Having gone to school with people of all backgrounds and races, and having my own children in such a position now, I grew up knowing that all children can get along just fine when they aren’t raised in different cultures within one society.
Naturally, one should not tar all Muslims with the same brush. Most are moderate and integrated, and are brave enough to speak out against other less moderate and integrated Muslims. Equally, there are indigenous (white) converts to Islam who adapt a hard-core stance (usually sad, lonely, attention-seeking individuals, who blame society for their own failings or buy into too many conspiracy theories) – further proof if any were needed that this is not a matter of race, but cultural choice.
But these groups who have cut themselves off from societal norms are not really the ones to blame. The ones who are squarely responsible are those who, out of ‘cultural sensitivity’ or fear of being labelled ‘racist’ have allowed this state of affairs to arise – the ones who repeat the nonsense mantra about the various forms of full-face veil being an important religious symbol when it is nothing more than a Wahhabi means of oppressing women, only relatively recently adopted to stick a metaphorical two fingers up at our society.
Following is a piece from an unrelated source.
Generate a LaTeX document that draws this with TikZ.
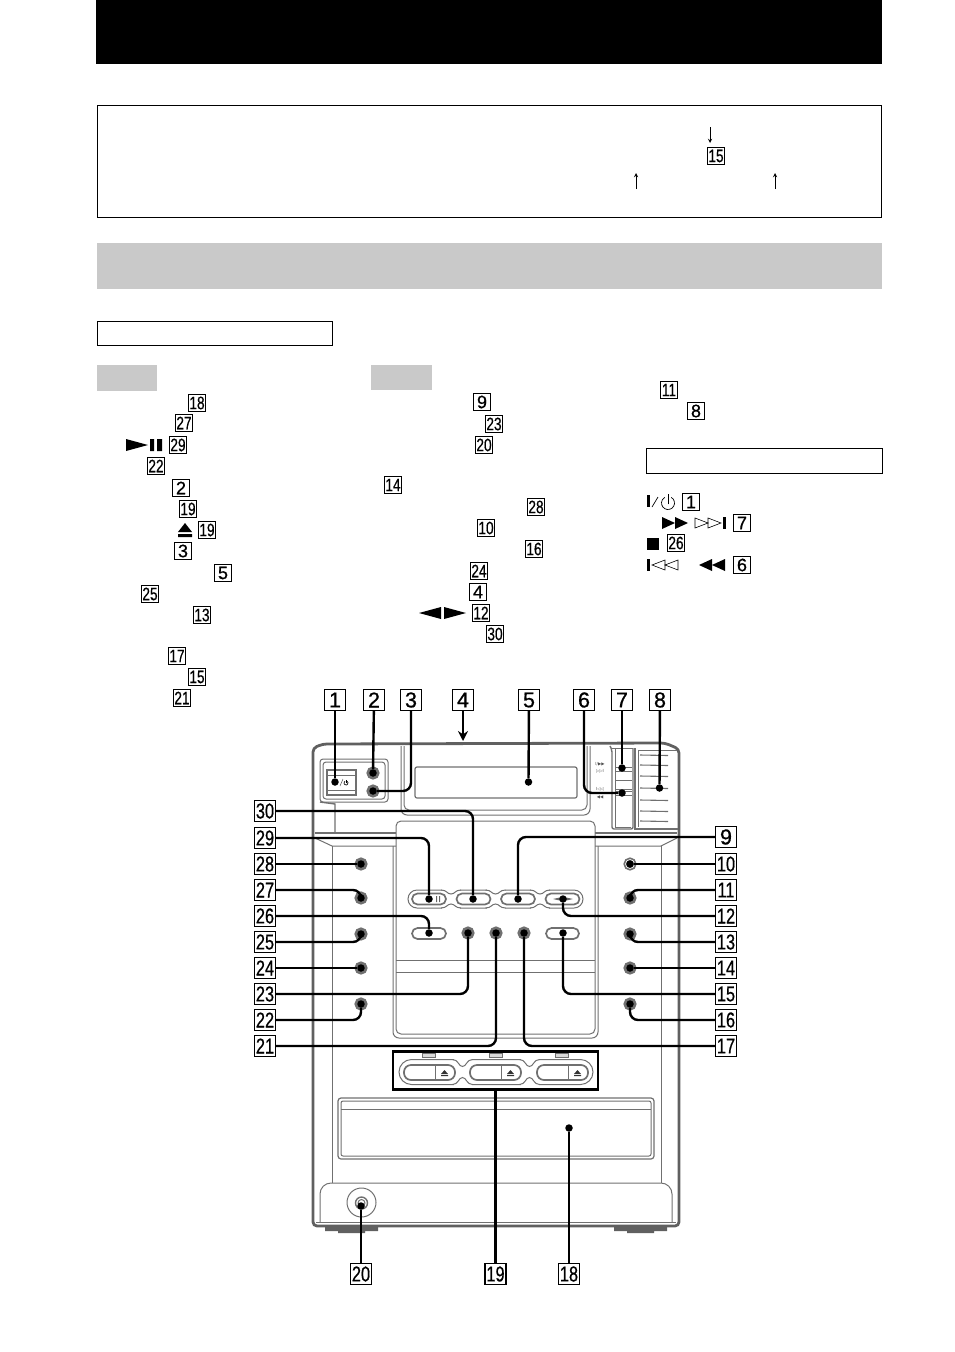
\documentclass[tikz,border=0pt]{standalone}
\usepackage{fontspec}
\usetikzlibrary{arrows.meta}
\newfontfamily\wideface[FakeBold=0.8]{Liberation Sans}
\newfontfamily\narrowface[FakeStretch=0.76,FakeBold=0.5]{Liberation Sans}
\newfontfamily\markface{DejaVu Sans}
\definecolor{bandgray}{HTML}{C9C9C9}
\definecolor{wallgray}{HTML}{606060}
\definecolor{linegray}{HTML}{707070}
\newcommand{\keytext}[1]{\ifnum#1>9 \narrowface\else\wideface\fi #1}
% outer outline of a row of joined buttons, necks given as x values
\newcommand{\capsulerow}[6]{
    \draw[panel, rounded corners=#4] (#1,#3-#4) rectangle (#2,#3+#4);
    \foreach \nx in {#6} {
        \fill[white] (\nx-9,#3-#4-1) rectangle (\nx+9,#3+#4+1);
        \draw[panel] (\nx-10,#3-#4) .. controls (\nx-4,#3-#4) and (\nx-4,#3-#5) .. (\nx,#3-#5)
            .. controls (\nx+4,#3-#5) and (\nx+4,#3-#4) .. (\nx+10,#3-#4);
        \draw[panel] (\nx-10,#3+#4) .. controls (\nx-4,#3+#4) and (\nx-4,#3+#5) .. (\nx,#3+#5)
            .. controls (\nx+4,#3+#5) and (\nx+4,#3+#4) .. (\nx+10,#3+#4);
    }
}
\tikzset{
    keybig/.style={draw, line width=1.1pt, inner sep=0pt, minimum size=21pt,
        font=\fontsize{21.5}{21.5}\selectfont},
    keysmall/.style={draw, line width=0.9pt, inner sep=0pt, minimum size=17.5pt,
        font=\fontsize{18}{18}\selectfont},
    spot/.style={circle, fill=black, inner sep=0pt, minimum size=7.5pt},
    wire/.style={line width=2.4pt, rounded corners=8pt},
    panel/.style={draw=linegray, line width=1pt},
    wall/.style={draw=wallgray, line width=2.8pt},
    knob/.style={circle, draw=linegray, line width=2.2pt, fill=linegray, minimum size=11pt, inner sep=0pt},
    capsule/.style={draw=linegray, line width=1.7pt, rounded corners=5.5pt},
    tinymark/.style={font=\markface\fontsize{4.2}{4.2}\selectfont, text=black!70, inner sep=0pt},
    power/.pic={
        \draw[line width=0.7pt] (-60:1) arc[start angle=-60, end angle=240, radius=1];
        \draw[line width=0.7pt] (0,0.2) -- (0,-1.35);
    },
}
\begin{document}
\begin{tikzpicture}[x=1pt, y=-1pt]
    \useasboundingbox (0,0) rectangle (954,1352);
    % page furniture
    \fill[black] (96,0) rectangle (882,64);
    \draw[line width=1pt] (97,105) rectangle (881.5,217.5);
    \fill[bandgray] (97,243) rectangle (882,289);
    \draw[line width=0.8pt] (97,321) rectangle (332,345);
    \fill[bandgray] (97,365) rectangle (157,391);
    \fill[bandgray] (371,365) rectangle (432,390);
    \draw[line width=0.8pt] (646,448) rectangle (882.5,473);
    % keys inside the text
    \foreach \n/\x/\y in {15/716/156,
        18/197/403,27/184/423,29/178/445,22/156/466,2/181/488,19/188/509,19/207/530,3/183/551,
        5/223/573,25/150/594,13/202/615,17/177/656,15/197/677,21/182/698,
        9/482/402,23/494/424,20/484/445,14/393/485,28/536/507,10/486/528,16/534/549,
        24/479/571,4/478/592,12/481/613,30/495/634,
        11/669/390,8/696/411,1/691/502,7/742/523,26/676/543,6/742/565}
        \node[keysmall] (s\n-\y) at (\x,\y) {\keytext{\n}};
    % symbols inside the text
    \fill (126,439) -- (148,445) -- (126,451) -- cycle;
    \fill (150,439) rectangle (154,451) (157,439) rectangle (162,451);
    \fill (185,523) -- (192,532) -- (178,532) -- cycle (178,534) rectangle (192,537);
    \fill (419,613) -- (441,607) -- (441,619) -- cycle;
    \fill (466,613) -- (444,607) -- (444,619) -- cycle;
    \fill (647,495) rectangle (650,507);
    \draw[line width=0.7pt] (652,507) -- (658,497);
    \pic[scale=6.5] at (668,503) {power};
    \fill (662,517) -- (675,523) -- (662,529) -- cycle (675,517) -- (688,523) -- (675,529) -- cycle;
    \draw[line width=0.6pt] (695,518) -- (708,523) -- (695,528) -- cycle (708,518) -- (721,523) -- (708,528) -- cycle;
    \fill (723,517) rectangle (726,529);
    \fill (647,538) rectangle (659,550);
    \fill (647,559) rectangle (650,571);
    \draw[line width=0.6pt] (665,560) -- (652,565) -- (665,570) -- cycle (678,560) -- (665,565) -- (678,570) -- cycle;
    \fill (712,559) -- (699,565) -- (712,571) -- cycle (725,559) -- (712,565) -- (725,571) -- cycle;
    % arrows in the note
    \coordinate (n1a) at (710,127);
    \coordinate (n1b) at (710,143);
    \coordinate (n2a) at (636,189);
    \coordinate (n2b) at (636,173);
    \coordinate (n3a) at (775,189);
    \coordinate (n3b) at (775,173);
    \draw[-stealth, line width=0.9pt] (n1a) -- (n1b);
    \draw[-stealth, line width=0.9pt] (n2a) -- (n2b);
    \draw[-stealth, line width=0.9pt] (n3a) -- (n3b);
    % cabinet
    \draw[wall, rounded corners=4pt] (313,1226) -- (313,748) -- (323,744) -- (665,743) -- (679,749) -- (679,1226) -- cycle;
    \fill[wallgray] (325,1227) rectangle (378,1231) (338,1231) rectangle (365,1233);
    \fill[wallgray] (614,1227) rectangle (667,1231) (627,1231) rectangle (654,1233);
    \draw[panel, line width=1.6pt] (315,833) -- (396,833) (595,833) -- (677,833);
    \draw[panel] (315,838) -- (332,846) -- (396,846) (677,838) -- (661,846) -- (595,846);
    \draw[panel] (332,846) -- (332,1183) (661,846) -- (661,1183);
    % power corner
    \draw[panel, rounded corners=3pt] (320,759) rectangle (388,802);
    \draw[panel, rounded corners=3pt] (323,762) rectangle (385,799);
    \draw[panel, line width=1.4pt] (327,770) rectangle (356,795);
    \draw[panel] (328,775) -- (355,775) (328,790) -- (355,790);
    \draw[panel, line width=1.4pt] (320,802) -- (335,804) -- (335,832);
    \node[knob] (b2) at (373,773) {};
    \node[knob] (b3) at (373,791) {};
    \draw[line width=0.5pt, black!70] (340,786) -- (343,779);
    \pic[scale=2] at (346,783) {power};
    % display
    \draw[panel, rounded corners=6pt] (401,746) -- (401,815) -- (590,815) -- (590,746);
    \draw[panel, rounded corners=5pt] (404,746) -- (404,810) -- (587,810) -- (587,746);
    \draw[panel, rounded corners=2pt, line width=1.2pt] (415,767) rectangle (577,798);
    % transport strip and vent
    \draw[panel, line width=1.4pt, rounded corners=2pt] (610,746) -- (612,750) -- (612,829) -- (633,829) -- (633,748);
    \draw[panel] (615,748) -- (615,827) -- (631,827);
    \draw[panel] (612,748) -- (633,748);
    \draw[panel] (615,767) -- (632,767) (615,771) -- (632,771) (615,780) -- (632,780)
        (615,789) -- (632,789) (615,791) -- (632,791) (615,795) -- (632,795);
    \draw[panel, line width=1.4pt] (635,748) -- (635,829) -- (678,829);
    \draw[panel] (638,750) -- (638,827) (638,750) -- (677,750);
    \foreach \y in {755,765,776,788,800,811,821}
        \draw[panel, line width=1.1pt] (640,\y) -- (668,\y+0.5);
    \node[tinymark] (lb1) at (600,764) {I/▶▶};
    \node[tinymark] (lb2) at (600,771) {▷▷I};
    \node[tinymark] (lb3) at (600,789) {I◁◁};
    \node[tinymark] (lb4) at (600,797) {◀◀};
    % centre panel
    \draw[panel, rounded corners=6pt] (393,846) -- (393,1038) -- (598,1038) -- (598,846);
    \draw[panel, rounded corners=5pt] (396,821) -- (396,1034) -- (595,1034) -- (595,821) -- cycle;
    \draw[panel] (396,960) -- (595,960) (396,972) -- (595,972);
    \capsulerow{408}{583}{899}{9}{5}{451,495.5,540}
    \foreach \x/\w in {429/17,473.5/17,518/17,562.5/17}
        \draw[capsule] (\x-\w,893.5) rectangle (\x+\w,904.5);
    \fill[black!60] (436,896) rectangle (437,902) (439,896) rectangle (440,902);
    \fill[black!60] (553,899) -- (562,897) -- (562,901) -- cycle (573,899) -- (564,897) -- (564,901) -- cycle;
    \draw[capsule] (412,928) rectangle (446,939);
    \draw[capsule] (546,928) rectangle (579,939);
    % side and centre knobs
    \foreach \n/\x/\y in {28/361/864,27/361/898,25/361/934,24/361/968,22/361/1004,
        10/630/864,11/630/898,13/630/934,14/630/968,16/630/1004,
        23/468/933,21/496/933,17/524/933}
        \node[knob] (r\n) at (\x,\y) {};
    \node[circle, draw=white, line width=0.6pt, minimum size=9pt, inner sep=0pt] (r10w) at (630,864) {};
    % cassette row
    \foreach \x in {429,496,562}
        \draw[panel, fill=black!15] (\x-6.5,1053) rectangle (\x+6.5,1057);
    \capsulerow{399}{593}{1072}{12.5}{5.5}{462.5,529.5}
    \foreach \x in {404,470,537} {
        \draw[capsule, rounded corners=7pt] (\x,1065) rectangle (\x+51,1080);
        \draw[panel, line width=1pt] (\x+31,1065) -- (\x+31,1080);
        \fill[black!80] (\x+37,1074) -- (\x+40.5,1070) -- (\x+44,1074) -- cycle (\x+37,1075) rectangle (\x+44,1076);
    }
    % drawer
    \draw[panel, rounded corners=3pt, line width=1.2pt] (338,1098) rectangle (654,1159);
    \draw[panel, rounded corners=2pt] (341,1101) rectangle (651,1156);
    \draw[panel] (341,1109) -- (651,1109);
    % foot strip and jack
    \draw[panel, rounded corners=11pt] (320,1222) -- (320,1183) -- (672,1183) -- (672,1222);
    \draw[panel] (316,1222) -- (676,1222);
    \draw[panel] (361.5,1202.5) circle[radius=14.5];
    \draw[panel, line width=1.4pt] (361.5,1203) circle[radius=6];
    \draw[panel] (361.5,1203) circle[radius=3.5];
    % numbered keys
    \foreach \n/\x/\y in {1/335/700,2/374/700,3/411/700,4/463/700,5/529/700,6/584/700,7/622/700,8/660/700,
        30/265/811,29/265/838,28/265/864,27/265/890,26/265/916,25/265/942,24/265/968,23/265/994,22/265/1020,21/265/1046,
        9/726/837,10/726/864,11/726/890,12/726/916,13/726/942,14/726/968,15/726/994,16/726/1020,17/726/1046,
        20/361/1274,19/495.5/1274,18/569/1274}
        \node[keybig] (k\n) at (\x,\y) {\keytext{\n}};
    % spots
    \foreach \n/\x/\y in {1/335/782,2/373/773,3/373/791,5/528.5/782,6/622/793,7/622/768,8/659.5/788,
        30/473/899,29/429/899,28/361/864,27/361/898,26/429/933,25/361/934,24/361/968,23/468/933,22/361/1004,21/496/933,
        9/518/899,10/630/864,11/630/898,12/563/899,13/630/934,14/630/968,15/563/933,16/630/1004,17/524/933,
        18/569/1128,20/361/1206}
        \node[spot] (d\n) at (\x,\y) {};
    \node[draw, line width=2.2pt, inner sep=0pt, minimum width=205pt, minimum height=38pt] (g19) at (495.5,1070.5) {};
    % connectors
    \coordinate (a4) at (463,741);
    \draw[line width=2.4pt, -{Stealth[length=10pt, width=10pt]}] (k4) -- (a4);
    \foreach \n in {1,2,5,7,8,10,14,18,20,24,28}
        \draw[wire] (k\n) -- (d\n);
    \draw[wire] (k3) |- (d3);
    \draw[wire] (k6) |- (d6);
    \foreach \n in {9,11,12,13,15,16,17,21,22,23,25,26,27,29,30}
        \draw[wire] (k\n) -| (d\n);
    \draw[wire] (g19.south) -- (k19);
\end{tikzpicture}
\end{document}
Ancient Rome was probably the most cosmopolitan state the world has ever known, comprising residents who originated across the whole Roman empire, from the Scottish borders to Africa. Romans did not judge people on their skin colour, but how well they integrated into Roman society.
The phrase ‘when in Rome, do as the Romans do’, attributed to St Ambrose is, translated from the original full form, ‘if you were in Rome, live in the Roman way; if you are elsewhere, live as they do there’.
What have the Romans ever done for us? Shown us that people from different races and cultures can co-exist, so long as they live by the cultural norms of the nation in which they reside.